Natalie Haynes, Deputy Governor for Financial Markets & Payments Systems at BOJ, said the JAM-DEX stock has moved from $268 to $270 million due to a new entrant.
"That increase in the circulation of JAM-DEX was a new participant entering the space, but they are not fully ready. Remember JAM-DEX has two components: One for us to be able to issue and redeem digital currency with the banks - that works. And they now, to roll out their wallets to the public. So one institution, we issued that additional tool and they are still fine-tuning technical details before they roll out their wallets to the public. So we still only have two operators," she noted.
Mrs. Haynes said two more operators were expected to come on before the end of the year, but that has been delayed by the passage of the hurricane.

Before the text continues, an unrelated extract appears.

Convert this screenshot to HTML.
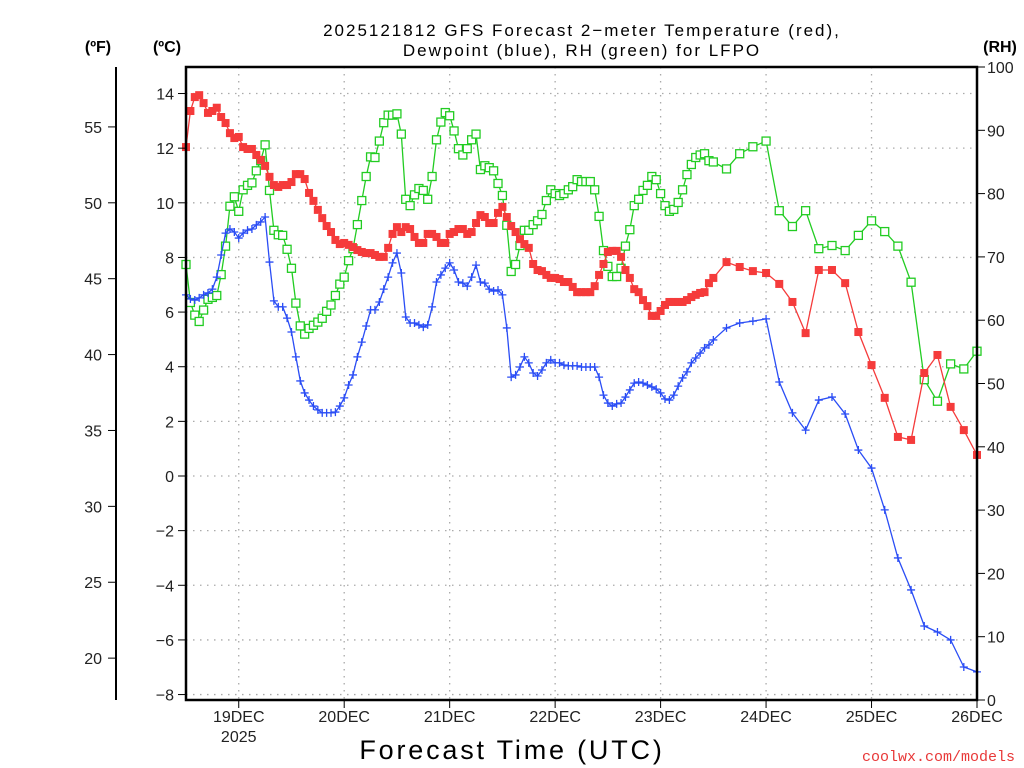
<!DOCTYPE html>
<html><head><meta charset="utf-8"><style>
html,body{margin:0;padding:0;background:#fff;}
svg{display:block;font-family:"Liberation Sans",sans-serif;}
</style></head><body>
<svg id="chart" width="1024" height="768" viewBox="0 0 1024 768">
<g id="grid"></g>
<g id="series"></g>
<g id="axes"></g>
<text x="582" y="36" font-size="17" text-anchor="middle" letter-spacing="2" fill="#000">2025121812 GFS Forecast 2−meter Temperature (red),</text>
<text x="582" y="56" font-size="17" text-anchor="middle" letter-spacing="2" fill="#000">Dewpoint (blue), RH (green) for LFPO</text>
<text x="98" y="52" font-size="16" font-weight="bold" text-anchor="middle">(ºF)</text>
<text x="167" y="52" font-size="16" font-weight="bold" text-anchor="middle">(ºC)</text>
<text x="1000" y="52" font-size="16" font-weight="bold" text-anchor="middle">(RH)</text>
<text x="512" y="759" font-size="27" text-anchor="middle" letter-spacing="2.8">Forecast Time (UTC)</text>
<text x="1015" y="761" font-size="15" text-anchor="end" fill="#e83838" font-family="Liberation Mono, monospace">coolwx.com/models</text>
</svg>
<script>
const dayLabels=["19DEC","20DEC","21DEC","22DEC","23DEC","24DEC","25DEC","26DEC"];
const cTicks=[-8,-6,-4,-2,0,2,4,6,8,10,12,14];
const fTicks=[20,25,30,35,40,45,50,55];
const rhTicks=[0,10,20,30,40,50,60,70,80,90,100];
const hoursH=[];for(let h=0;h<=120;h++)hoursH.push(h);
const hours3=[123,126,129,132,135,138,141,144,147,150,153,156,159,162,165,168,171,174,177,180];
const tempC=[12.04,13.36,13.87,13.94,13.65,13.29,13.36,13.48,13.14,12.92,12.55,12.37,12.41,12.04,11.97,11.97,11.75,11.57,11.35,10.95,10.65,10.58,10.65,10.65,10.76,11.05,11.05,10.87,10.36,10.07,9.74,9.44,9.15,8.93,8.64,8.49,8.53,8.46,8.38,8.27,8.20,8.16,8.16,8.09,8.02,8.02,
8.35,8.86,9.11,8.93,9.11,9.04,8.75,8.53,8.53,8.86,8.86,8.75,8.53,8.53,8.86,8.93,9.04,9.04,8.86,8.93,9.26,9.55,9.48,9.26,9.26,9.63,9.85,9.48,9.15,8.93,8.67,8.49,8.35,7.76,7.54,7.50,7.36,7.25,7.25,7.21,7.10,
7.10,6.92,6.73,6.73,6.73,6.73,6.95,7.36,7.76,8.20,8.24,8.24,8.02,7.54,7.25,6.84,6.73,6.44,6.22,5.86,5.86,6.04,6.26,6.37,6.37,6.37,6.37,6.44,6.55,6.63,6.70,6.73,7.06,7.25,
7.83,7.65,7.50,7.43,7.03,6.37,5.23,7.54,7.54,7.06,5.27,4.06,2.86,1.43,1.32,3.77,4.43,2.53,1.68,0.77];
const dewC=[6.63,6.48,6.44,6.52,6.63,6.70,6.84,7.28,8.09,8.89,9.04,8.93,8.71,8.89,9.00,9.04,9.19,9.30,9.48,7.83,6.41,6.19,6.19,5.78,5.27,4.36,3.48,3.04,2.78,2.56,2.42,2.31,2.31,2.31,2.34,2.56,2.86,3.33,3.70,4.36,4.90,5.49,6.08,6.08,6.37,
6.84,7.28,7.80,8.16,7.43,5.82,5.60,5.60,5.53,5.45,5.53,6.19,7.10,7.36,7.61,7.80,7.54,7.10,7.06,6.95,7.28,7.72,7.10,7.06,6.84,6.77,6.81,6.63,5.42,3.62,3.70,3.99,4.36,4.14,3.77,3.66,3.88,4.14,4.25,4.14,4.14,4.06,4.03,
4.03,4.03,3.99,3.99,3.99,3.99,3.62,2.96,2.67,2.56,2.64,2.67,2.89,3.15,3.40,3.44,3.40,3.33,3.26,3.18,3.04,2.82,2.78,2.96,3.29,3.59,3.81,4.14,4.32,4.50,4.69,4.80,4.98,
5.42,5.60,5.67,5.75,3.44,2.31,1.68,2.78,2.89,2.27,0.95,0.29,-1.24,-3.00,-4.17,-5.49,-5.71,-6.00,-6.99,-7.17];
const rhPct=[68.8,62.8,60.8,59.8,61.6,63.3,63.6,63.9,67.2,71.7,78.0,79.5,77.2,80.6,81.3,81.7,83.6,85.2,87.7,80.5,74.2,73.5,73.4,71.2,68.2,62.7,59.1,57.8,58.7,59.2,59.7,60.3,61.4,62.4,63.9,65.7,66.8,69.4,71.3,75.1,78.9,82.7,85.8,85.7,88.3,
91.2,92.4,92.4,92.6,89.4,79.1,78.1,79.8,80.8,80.5,79.1,82.7,88.5,91.3,92.8,92.3,89.9,87.1,86.1,87.1,88.5,89.4,83.8,84.4,84.1,83.6,81.6,79.7,75.0,67.7,68.8,71.8,74.2,74.2,75.1,75.7,76.7,78.9,80.6,80.0,79.7,80.0,80.6,
81.1,82.2,81.9,81.9,81.9,80.6,76.4,71.0,68.5,66.9,66.9,68.2,71.7,74.3,78.1,79.1,80.5,81.3,82.7,82.2,80.0,78.1,77.2,77.5,78.6,80.6,83.0,84.6,85.7,86.1,86.3,85.2,85.0,
83.9,86.3,87.4,88.3,77.3,74.8,77.3,71.3,71.8,71.0,73.4,75.7,74.0,71.7,66.0,50.6,47.2,53.1,52.3,55.1];

const NS="http://www.w3.org/2000/svg";
const L=186,R=977,T=67,B=700;
const hours=hoursH.concat(hours3);
function xS(h){return L+(h/180)*(R-L);}
function yC(c){return 476-27.32*c;}
function yF(f){return yC((f-32)*5/9);}
function yRH(r){return B-(r/100)*(B-T);}
function mk(tag,attrs,parent){const e=document.createElementNS(NS,tag);for(const k in attrs)e.setAttribute(k,attrs[k]);parent.appendChild(e);return e;}
const grid=document.getElementById('grid'),axes=document.getElementById('axes'),ser=document.getElementById('series');

cTicks.forEach(c=>{const y=yC(c);
 const g=mk('line',{x1:L,x2:R,y1:y,y2:y,stroke:'#aaa','stroke-width':1.3,'stroke-dasharray':'1.5 5.5'},grid);
 
 
 mk('line',{x1:L-8,x2:L,y1:y,y2:y,stroke:'#000','stroke-width':1},axes);
 const t=mk('text',{x:L-12,y:y+6,'font-size':16,'text-anchor':'end',fill:'#222'},axes);
 
 
 t.textContent=c<0?'−'+(-c):String(c);
});
dayLabels.forEach((d,i)=>{const x=xS(12+24*i);
 if(i<dayLabels.length-1){const g=mk('line',{x1:x,x2:x,y1:T,y2:B,stroke:'#aaa','stroke-width':1.3,'stroke-dasharray':'1.5 5.5'},grid);
 
 }
 mk('line',{x1:x,x2:x,y1:B,y2:B+8,stroke:'#000','stroke-width':1},axes);
 const t=mk('text',{x:x,y:B+22,'font-size':16,'text-anchor':'middle',fill:'#222'},axes);
 
 
 t.textContent=d;
});
const yr=mk('text',{x:xS(12),y:B+42,'font-size':16,'text-anchor':'middle',fill:'#222'},axes);


yr.textContent='2025';
mk('line',{x1:116,x2:116,y1:T,y2:B,stroke:'#000','stroke-width':2},axes);
fTicks.forEach(f=>{const y=yF(f);
 mk('line',{x1:108,x2:116,y1:y,y2:y,stroke:'#000','stroke-width':1},axes);
 const t=mk('text',{x:102,y:y+6,'font-size':16,'text-anchor':'end',fill:'#222'},axes);
 
 
 t.textContent=String(f);
});
rhTicks.forEach(r=>{const y=yRH(r);
 mk('line',{x1:R,x2:R+8,y1:y,y2:y,stroke:'#000','stroke-width':1},axes);
 const t=mk('text',{x:R+10,y:y+6,'font-size':16,'text-anchor':'start',fill:'#222'},axes);
 
 
 t.textContent=String(r);
});
const fr=mk('rect',{x:L,y:T,width:R-L,height:B-T,fill:'none',stroke:'#000','stroke-width':2.5},axes);



function series(vals,yf,color,kind,name){
 const g=mk('g',{},ser);
 
 
 const pts=vals.map((v,i)=>xS(hours[i]).toFixed(1)+','+yf(v).toFixed(1)).join(' ');
 mk('polyline',{points:pts,fill:'none',stroke:color,'stroke-width':1.3},g);
 vals.forEach((v,i)=>{const x=xS(hours[i]),y=yf(v);let m;
  if(kind==='fill')m=mk('rect',{x:x-4,y:y-4,width:8,height:8,fill:color},g);
  else if(kind==='open')m=mk('rect',{x:x-4,y:y-4,width:8,height:8,fill:'#fff',stroke:color,'stroke-width':1.3},g);
  else m=mk('path',{d:`M${x-4},${y}H${x+4}M${x},${y-4}V${y+4}`,stroke:color,'stroke-width':1.3},g);
  
  
 });
}
series(rhPct,yRH,'#22cc22','open','rh-series');
series(dewC,yC,'#2a4df5','plus','dewpoint-series');
series(tempC,yC,'#f53b3b','fill','temperature-series');
</script>
</body></html>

In the meantime, BOJ Governor Richard Biles said the country needs to move quickly to using the digital currency to counter the effects of malfunctioning ABMs.
"The solution is to go to more digital payment. That is what JAM-DEX is designed to do and what we have been struggling with for years to get done. Jamaica lives on cash too much, and it's bad now, but I can tell you, next year this time it's going to be even worse unless we get off of this diet of cash. And the way to do it is JAM-DEX," he asserted.
"So the entire BOJ is going to be pressing relentlessly to get the POS machines in the banks converted to take JAM-DEX so that we can market Jamdex in a massive way and get more and more Jamaicans to use it," added Mr. Byles.